In recent months, bond market participants have been singing a very different song than stock market participants. Treasury yields have dropped significantly, nearing all-time lows (set in mid-2016), as institutional investors seeking safety have increased buying. Remember, when buying action in bonds drives the prices up, their yields move in the opposite direction. This safety seeking trend is indicative of perceived near-term economic weakness. But (somewhat isolated) stock prices have continued to rise in this time period, suggesting these participants think that consumption will continue growing near term. Much of this can be attributed to the theory that holds accommodative central bank (primarily the U.S. Federal Reserve) policy will support that continued consumption. So, as an individual investor, you might ask, which party is right? Where is the economy headed?
Every prognosticator is eventually right…
Let’s back up for a minute for yet another lesson and self-deprecating acknowledgement that I have been saying interest rates will rise for literally years now. Long enough for some, including our clients, to think Brendan is nuts. But as I’ve also said here before, every prognosticator is eventually right. And while the more we see, the more it seems rates could sink even further for longer, rates will go up at some point, and they could go up very sharply, and very quickly. Not because central banks want them to, but because the reality regarding the purchasing power of U.S. dollars (read real inflation), combined with a collective perception among lenders (mortgage lenders and bond buyers) that there is greater risk to lend, will eventually come home to roost. When lenders become fearful, they stop or reduce lending, which makes the cost of whatever they do lend go up. A lot.
Now back to our primary question. In which direction is the economy headed? North or south? Expansion or contraction?
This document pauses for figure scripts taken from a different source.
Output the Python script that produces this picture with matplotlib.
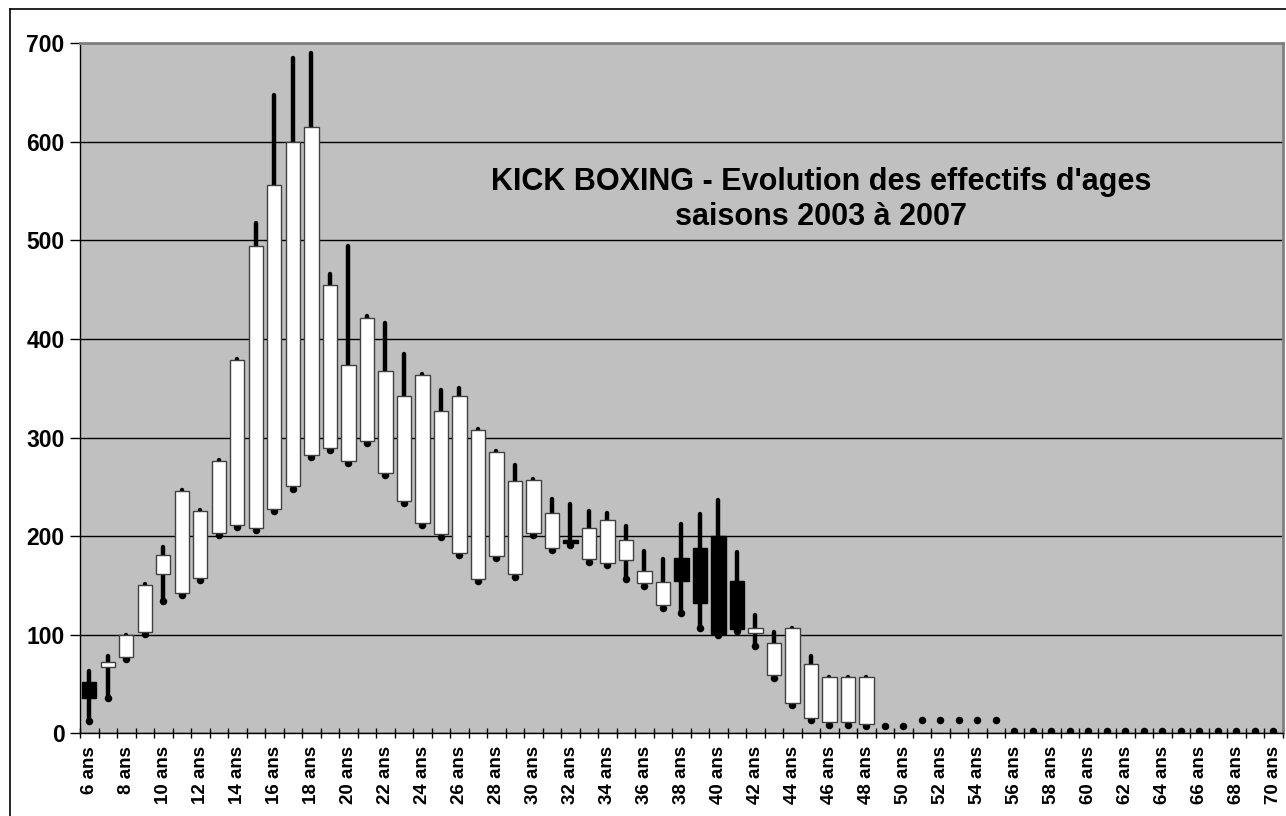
import matplotlib
matplotlib.use("Agg")
import matplotlib.pyplot as plt
from matplotlib.lines import Line2D
import numpy as np

plt.rcParams['font.family'] = ['Liberation Sans', 'DejaVu Sans']

# effectifs par age : ouverture / haut / bas / cloture (2003 -> 2007)
ages = list(range(6, 71))
open_vals = [52, 67, 77, 103, 162, 142, 158, 203, 211, 208, 228, 251, 282, 289, 276,
             297, 264, 236, 213, 202, 183, 157, 180, 162, 203, 188, 196, 177, 173, 176,
             152, 130, 178, 188, 200, 155, 102, 59, 31, 16, 11, 11, 9,
             7, 7, 14, 14, 14, 14, 14,
             2, 2, 2, 2, 2, 2, 2, 2, 2, 2, 2, 2, 2, 2, 2]
high_vals = [63, 78, 100, 151, 189, 247, 227, 277, 380, 518, 648, 685, 690, 466, 494,
             423, 416, 385, 364, 348, 350, 309, 286, 272, 258, 238, 233, 226, 224, 210,
             185, 177, 212, 222, 237, 184, 120, 103, 107, 78, 57, 57, 57,
             7, 7, 14, 14, 14, 14, 14,
             2, 2, 2, 2, 2, 2, 2, 2, 2, 2, 2, 2, 2, 2, 2]
low_vals = [12, 36, 75, 101, 134, 140, 156, 201, 209, 206, 226, 248, 280, 287, 274,
            295, 262, 234, 211, 199, 181, 155, 178, 159, 201, 186, 191, 174, 171, 157,
            149, 127, 122, 107, 100, 104, 89, 56, 29, 13, 8, 8, 7,
            7, 7, 14, 14, 14, 14, 14,
            2, 2, 2, 2, 2, 2, 2, 2, 2, 2, 2, 2, 2, 2, 2]
close_vals = [36, 72, 100, 150, 181, 246, 226, 276, 379, 494, 556, 600, 615, 455, 374,
              421, 368, 342, 363, 327, 342, 308, 285, 256, 257, 224, 193, 208, 216, 196,
              165, 153, 155, 132, 101, 106, 107, 92, 107, 70, 57, 57, 57,
              7, 7, 14, 14, 14, 14, 14,
              2, 2, 2, 2, 2, 2, 2, 2, 2, 2, 2, 2, 2, 2, 2]

labels = [str(a) + " ans" for a in ages]

fig = plt.figure(figsize=(12.86, 8.16), dpi=100)
ax = fig.add_axes([80/1286, 1-733.3/816, 1202.7/1286, 690/816])
ax.set_facecolor('#C0C0C0')

x = np.arange(len(ages))
o = np.array(open_vals)
c = np.array(close_vals)
h = np.array(high_vals)
l = np.array(low_vals)

# lignes haut-bas
ax.vlines(x, l, h, colors='black', linewidth=3.2, capstyle='round', zorder=3)
ax.plot(x, l, 'o', color='black', markersize=4.4, zorder=3)

# barres hausse / baisse (rien quand ouverture == cloture)
body = np.abs(c - o)
bottom = np.minimum(o, c)
up = (c > o)
down = (c < o)
ax.bar(x[up], body[up], bottom=bottom[up], width=0.78, color='white',
       edgecolor='#404040', linewidth=1.0, zorder=4)
ax.bar(x[down], body[down], bottom=bottom[down], width=0.78, color='black',
       edgecolor='black', linewidth=1.0, zorder=4)

ax.set_xlim(-0.5, len(ages) - 0.5)
ax.set_ylim(0, 700)
ax.set_yticks(range(0, 701, 100))
ax.yaxis.grid(True, color='black', linewidth=1.0)
ax.set_axisbelow(True)

ax.set_xticks(x[::2])
ax.set_xticklabels(labels[::2], rotation=90, fontsize=13.5, fontweight='bold')
ax.set_xticks(np.arange(-0.5, len(ages), 1), minor=True)
ax.tick_params(axis='x', which='major', length=0, pad=9)
ax.tick_params(axis='x', which='minor', length=7, direction='inout', width=1)
ax.tick_params(axis='y', length=7, width=1, pad=4)
for t in ax.get_yticklabels():
    t.set_fontsize(16.5)
    t.set_fontweight('bold')

for s in ['top', 'right']:
    ax.spines[s].set_color('#808080')
    ax.spines[s].set_linewidth(2)
ax.spines['left'].set_linewidth(1)
ax.spines['bottom'].set_linewidth(1)

ax.text(0.616, 0.799, "KICK BOXING - Evolution des effectifs d'ages", transform=ax.transAxes,
        ha='center', va='center', fontsize=22, fontweight='bold')
ax.text(0.616, 0.748, "saisons 2003 à 2007", transform=ax.transAxes,
        ha='center', va='center', fontsize=22, fontweight='bold')

# cadre du graphique
fig.add_artist(Line2D([10/1286, 10/1286], [0, 1-9/816], color='black', linewidth=1.2))
fig.add_artist(Line2D([10/1286, 1], [1-9/816, 1-9/816], color='black', linewidth=1.2))

plt.savefig("out.png", dpi=100)
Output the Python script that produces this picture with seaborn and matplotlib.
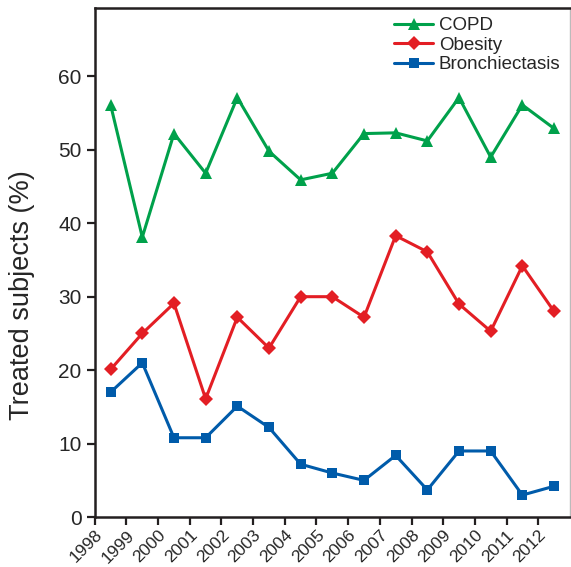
import pandas as pd
import numpy as np
import seaborn as sns
import matplotlib.pyplot as plt

# Values
years = list(range(1998, 2013))
copd = [56.1, 38.1, 52.2, 46.8, 57.1, 49.8, 45.9, 46.8, 52.2, 52.3, 51.2, 57.1, 49.0, 56.1, 52.9]
obesity = [20.1, 25.0, 29.1, 16.1, 27.2, 23.0, 30.0, 30.0, 27.2, 38.3, 36.1, 29.0, 25.3, 34.2, 28.0]
bronchiectasis = [17.0, 21.0, 10.8, 10.8, 15.1, 12.2, 7.2, 6.0, 5.0, 8.4, 3.7, 9.0, 9.0, 3.0, 4.2]

series_names = ["COPD", "Obesity", "Bronchiectasis"]
colors = {"COPD": "#00a14b", "Obesity": "#e31e24", "Bronchiectasis": "#005baa"}
markers = {"COPD": "^", "Obesity": "D", "Bronchiectasis": "s"}
sizes = {"COPD": 9, "Obesity": 7.5, "Bronchiectasis": 7.5}

# points sit in the middle of each year interval
df = pd.DataFrame({
    "year": np.array(years * 3) + 0.5,
    "value": copd + obesity + bronchiectasis,
    "disease": np.repeat(series_names, len(years)),
})

sns.set_style("ticks")
plt.rcParams['font.family'] = ['Liberation Sans', 'DejaVu Sans']

fig = plt.figure(figsize=(5.71, 5.67), dpi=100)
ax = fig.add_axes([0.166, 0.088, 0.832, 0.898])

for name in series_names:
    sub = df[df["disease"] == name]
    sns.lineplot(data=sub, x="year", y="value", ax=ax, color=colors[name],
                 marker=markers[name], markersize=sizes[name], markeredgewidth=0,
                 linewidth=2.2, label=name)

ax.set_xlim(1998, 2013)
ax.set_ylim(0, 69.3)
ax.set_xticks(years)
ax.set_xticklabels([str(y) for y in years], rotation=45, ha="right",
                   rotation_mode="anchor", fontsize=12.5)
ax.set_yticks(range(0, 70, 10))
ax.tick_params(axis="y", labelsize=15)
ax.tick_params(direction="out", length=6, width=1.6, color="#231f20")
ax.tick_params(axis="x", pad=1.5)
ax.set_xlabel("")
ax.set_ylabel("Treated subjects (%)", fontsize=19.5)
ax.yaxis.set_label_coords(-0.125, 0.436)
for side in ax.spines.values():
    side.set_linewidth(1.8)
    side.set_color("#231f20")
ax.spines["right"].set_color("#bbbbbb")
ax.spines["right"].set_linewidth(1.0)

leg = ax.legend(loc="upper right", frameon=False, fontsize=13.5,
                handlelength=2.1, handletextpad=0.3, labelspacing=0.12,
                borderaxespad=0.0, borderpad=0.5, bbox_to_anchor=(1.0, 1.0))

fig.savefig("out.png", dpi=100)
Incumbent politicians seeking re-election tell us the economy is the best it’s ever been, thanks to them, naturally. The prospective candidates for those political positions tell us the economy is terrible, that it’s a house of cards waiting for casual breeze.
What’s our answer to this cliff hanger? We don’t know. That may sound like a cop out, but it’s the truth. We don’t know what asset prices and interest rates are going to do in the near term because money is emotional. Even (especially perhaps) at the institutional level, fear and greed will drive the herd in either direction. And in a big hurry. Market and economic fundamentals flew out the window years ago, and speculation that central banks would continue “stimulating” the economy. But stimulus is, by nature, short lived. I’m no scientist, but I do know by instinct that stimuli lose efficacy the more of it you use, and the longer you apply it.
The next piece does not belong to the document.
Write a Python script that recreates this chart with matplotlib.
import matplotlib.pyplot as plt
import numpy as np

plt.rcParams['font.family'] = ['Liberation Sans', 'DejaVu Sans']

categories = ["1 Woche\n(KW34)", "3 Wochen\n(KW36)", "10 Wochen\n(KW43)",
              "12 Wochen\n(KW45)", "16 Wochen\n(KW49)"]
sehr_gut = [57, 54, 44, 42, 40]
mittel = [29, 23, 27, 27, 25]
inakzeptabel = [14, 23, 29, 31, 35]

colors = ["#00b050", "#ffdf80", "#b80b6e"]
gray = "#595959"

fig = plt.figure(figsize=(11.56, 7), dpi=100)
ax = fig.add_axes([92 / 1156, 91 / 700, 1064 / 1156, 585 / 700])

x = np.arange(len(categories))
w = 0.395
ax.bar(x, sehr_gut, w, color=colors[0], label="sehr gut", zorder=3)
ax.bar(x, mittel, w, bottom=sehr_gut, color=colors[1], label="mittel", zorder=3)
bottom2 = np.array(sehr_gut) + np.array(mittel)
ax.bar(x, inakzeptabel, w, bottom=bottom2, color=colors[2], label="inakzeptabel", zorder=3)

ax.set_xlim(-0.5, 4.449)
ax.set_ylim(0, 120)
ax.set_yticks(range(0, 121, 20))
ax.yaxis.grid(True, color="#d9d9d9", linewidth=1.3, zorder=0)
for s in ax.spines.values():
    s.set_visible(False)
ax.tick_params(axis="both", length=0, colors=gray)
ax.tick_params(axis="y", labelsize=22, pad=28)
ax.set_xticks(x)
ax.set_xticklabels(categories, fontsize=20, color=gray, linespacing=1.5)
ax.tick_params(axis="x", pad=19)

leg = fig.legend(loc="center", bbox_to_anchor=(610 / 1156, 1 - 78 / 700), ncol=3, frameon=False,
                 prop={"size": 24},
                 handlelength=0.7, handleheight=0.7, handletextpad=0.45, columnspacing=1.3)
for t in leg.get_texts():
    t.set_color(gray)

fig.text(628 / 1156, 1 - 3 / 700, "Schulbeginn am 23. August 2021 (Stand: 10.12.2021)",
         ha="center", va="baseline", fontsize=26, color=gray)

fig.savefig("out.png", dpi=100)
When the industry is collecting a percentage of your account value as their primary source of revenue, you can rest assured you will never hear them tell you to sell.
If you’re still reading, by now you’re thinking enough theory, what are you suggesting? Simply put, hedge your bets.
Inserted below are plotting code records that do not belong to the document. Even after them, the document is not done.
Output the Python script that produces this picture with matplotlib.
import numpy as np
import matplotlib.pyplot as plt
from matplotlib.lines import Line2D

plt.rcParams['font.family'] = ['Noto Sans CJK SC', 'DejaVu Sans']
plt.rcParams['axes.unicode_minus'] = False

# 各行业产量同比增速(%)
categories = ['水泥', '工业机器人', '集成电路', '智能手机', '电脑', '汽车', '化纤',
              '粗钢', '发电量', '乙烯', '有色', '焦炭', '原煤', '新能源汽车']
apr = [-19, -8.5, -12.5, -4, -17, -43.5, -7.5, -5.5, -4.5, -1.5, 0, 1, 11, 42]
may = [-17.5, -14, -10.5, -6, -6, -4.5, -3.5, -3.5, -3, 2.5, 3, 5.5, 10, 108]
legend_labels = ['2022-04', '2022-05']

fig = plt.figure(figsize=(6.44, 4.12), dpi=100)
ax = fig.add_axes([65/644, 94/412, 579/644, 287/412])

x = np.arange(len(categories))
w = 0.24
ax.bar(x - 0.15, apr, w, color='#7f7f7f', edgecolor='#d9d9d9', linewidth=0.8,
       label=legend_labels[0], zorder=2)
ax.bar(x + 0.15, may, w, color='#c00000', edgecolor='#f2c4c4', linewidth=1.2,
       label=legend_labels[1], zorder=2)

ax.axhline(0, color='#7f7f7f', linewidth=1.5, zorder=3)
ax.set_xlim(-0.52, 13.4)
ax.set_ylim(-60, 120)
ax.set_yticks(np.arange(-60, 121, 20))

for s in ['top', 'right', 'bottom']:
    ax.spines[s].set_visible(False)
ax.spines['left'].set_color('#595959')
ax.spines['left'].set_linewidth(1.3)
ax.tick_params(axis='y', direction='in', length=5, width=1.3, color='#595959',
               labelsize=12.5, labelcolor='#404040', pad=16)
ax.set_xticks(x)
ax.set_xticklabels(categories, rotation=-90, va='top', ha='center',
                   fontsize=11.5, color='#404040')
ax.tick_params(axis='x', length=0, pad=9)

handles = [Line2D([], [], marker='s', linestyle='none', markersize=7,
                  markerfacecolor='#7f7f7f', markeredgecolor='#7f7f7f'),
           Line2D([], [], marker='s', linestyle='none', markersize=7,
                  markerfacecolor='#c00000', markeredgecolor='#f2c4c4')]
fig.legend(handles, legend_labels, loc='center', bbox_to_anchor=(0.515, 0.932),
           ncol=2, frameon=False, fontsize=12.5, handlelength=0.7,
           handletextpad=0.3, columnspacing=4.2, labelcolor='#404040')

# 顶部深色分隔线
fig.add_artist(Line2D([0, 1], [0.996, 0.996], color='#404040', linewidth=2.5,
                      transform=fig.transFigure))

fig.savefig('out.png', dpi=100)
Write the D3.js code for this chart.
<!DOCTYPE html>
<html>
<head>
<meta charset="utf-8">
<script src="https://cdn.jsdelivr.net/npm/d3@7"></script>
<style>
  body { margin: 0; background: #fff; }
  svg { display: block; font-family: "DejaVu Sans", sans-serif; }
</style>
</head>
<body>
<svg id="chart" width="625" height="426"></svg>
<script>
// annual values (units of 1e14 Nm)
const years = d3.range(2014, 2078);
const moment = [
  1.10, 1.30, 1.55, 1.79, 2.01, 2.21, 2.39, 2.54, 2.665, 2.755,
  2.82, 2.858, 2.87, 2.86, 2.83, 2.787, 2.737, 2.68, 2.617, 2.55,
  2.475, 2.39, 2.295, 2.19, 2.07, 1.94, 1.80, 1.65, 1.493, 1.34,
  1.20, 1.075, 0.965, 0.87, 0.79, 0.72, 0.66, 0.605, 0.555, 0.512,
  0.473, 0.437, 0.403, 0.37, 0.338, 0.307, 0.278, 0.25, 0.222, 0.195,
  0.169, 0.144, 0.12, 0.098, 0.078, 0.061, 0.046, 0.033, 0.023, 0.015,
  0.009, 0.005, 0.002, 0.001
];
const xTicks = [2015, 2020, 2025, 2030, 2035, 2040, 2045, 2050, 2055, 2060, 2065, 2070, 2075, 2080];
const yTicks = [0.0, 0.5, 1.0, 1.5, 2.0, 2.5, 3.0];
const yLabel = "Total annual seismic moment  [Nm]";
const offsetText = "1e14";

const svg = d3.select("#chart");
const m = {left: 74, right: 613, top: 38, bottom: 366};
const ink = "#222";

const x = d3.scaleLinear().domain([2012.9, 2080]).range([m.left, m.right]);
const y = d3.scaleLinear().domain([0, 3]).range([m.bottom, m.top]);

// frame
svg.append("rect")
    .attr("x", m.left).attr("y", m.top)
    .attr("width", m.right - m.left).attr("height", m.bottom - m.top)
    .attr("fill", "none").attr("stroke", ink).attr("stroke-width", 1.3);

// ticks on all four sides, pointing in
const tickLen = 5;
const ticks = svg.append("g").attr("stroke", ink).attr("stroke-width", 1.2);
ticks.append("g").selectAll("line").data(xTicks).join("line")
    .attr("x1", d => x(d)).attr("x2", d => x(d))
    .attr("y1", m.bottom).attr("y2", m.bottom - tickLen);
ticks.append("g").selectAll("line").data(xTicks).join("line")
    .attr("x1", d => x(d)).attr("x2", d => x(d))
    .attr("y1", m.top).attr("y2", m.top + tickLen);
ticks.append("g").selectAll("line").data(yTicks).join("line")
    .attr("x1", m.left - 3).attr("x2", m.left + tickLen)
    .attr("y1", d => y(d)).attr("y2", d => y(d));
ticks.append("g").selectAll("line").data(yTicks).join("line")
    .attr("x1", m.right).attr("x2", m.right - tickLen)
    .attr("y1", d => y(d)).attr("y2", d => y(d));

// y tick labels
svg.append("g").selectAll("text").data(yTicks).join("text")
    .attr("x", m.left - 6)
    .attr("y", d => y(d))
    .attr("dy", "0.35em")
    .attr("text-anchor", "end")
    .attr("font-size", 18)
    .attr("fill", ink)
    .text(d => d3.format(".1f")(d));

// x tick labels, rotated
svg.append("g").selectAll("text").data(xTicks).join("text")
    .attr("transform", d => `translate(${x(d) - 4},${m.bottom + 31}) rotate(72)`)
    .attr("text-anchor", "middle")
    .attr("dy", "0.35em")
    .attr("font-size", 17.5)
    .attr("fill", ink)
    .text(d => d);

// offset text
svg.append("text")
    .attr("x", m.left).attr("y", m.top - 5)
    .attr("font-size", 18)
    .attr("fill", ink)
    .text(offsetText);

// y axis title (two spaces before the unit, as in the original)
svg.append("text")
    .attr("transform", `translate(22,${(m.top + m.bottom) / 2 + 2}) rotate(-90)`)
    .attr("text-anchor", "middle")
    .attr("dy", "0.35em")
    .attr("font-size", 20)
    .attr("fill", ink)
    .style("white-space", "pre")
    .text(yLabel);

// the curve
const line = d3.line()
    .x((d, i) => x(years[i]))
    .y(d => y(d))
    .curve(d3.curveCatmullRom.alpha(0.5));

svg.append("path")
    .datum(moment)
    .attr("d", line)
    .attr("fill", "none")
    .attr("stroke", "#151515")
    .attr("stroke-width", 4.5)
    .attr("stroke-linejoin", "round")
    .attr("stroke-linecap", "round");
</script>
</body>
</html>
We have been conditioned by the financial institutions that we should keep all of our money in risk assets, primarily stocks, because if we don’t, we’ll get left behind. When was the last time you heard a money manager or financial advisor tell you to sell? When the industry is collecting a percentage of your account value as their primary source of revenue, you can rest assured you will never hear them tell you to. But now, more than ever, individual investors need to understand the real risk of staying “all in”. No individual investor can afford to be all in. Ever. But that’s what most investors are effectively advised to do. Now, the professionals I’m referring to would say they preach diversification too. But to justify and maintain their percentage fees, their diversifying hedge is a bond allocation. This will eventually backfire because with interest rates at all-time lows, bond prices are riskier than they’ve ever been, so keeping half of your money in bonds is not an effective hedge.
Central banks would never admit it openly, but the underlying message of their recent words suggests they are near capitulation. The experiment they’ve been conducting (more debt as a solution to a debt problem) has wearied them, and they are deeply concerned that the next time sentiment turns negative, their economic stimulation hammer will have run out of nails. They are calling upon politicians to exercise some fiscal discipline to relieve the pressure on them to carry the economy. And you don’t need a financial planner to understand the magnitude of that ask.
You’d all do well to take some time and gain a true understanding of your hedging strategy, if you are hedged. We can help.
Update: I wrote this post on Sunday, February 23rd. It’s now Friday, February 28th. Since then, unless you’ve been living in a cave, you know markets are in full panic mode over the corona virus. Global bond yields and stock prices are now plummeting together. What’s interesting about this to us is that this has been such a trigger. Fact: nobody knows what the real impact of this virus will be on the global economy. So, in that sense, market participants are overreacting. But in another sense, this drives home the fact that institutional investors have just been waiting for the straw that would break the camel’s back (RIP Ollie) and is a clear indication of just how over inflated prices were, and actually, still are. Ten percent in a week is obviously significant. But valuations are still two times higher than the historical mean and have only been this high two other times in modern history; before the crash that initiated the Great Depression in 1929, and before the dot com bubble burst in year 2000. What that means is, this could be just the beginning. I hope you’re hedged. If you aren’t, it’s not too late.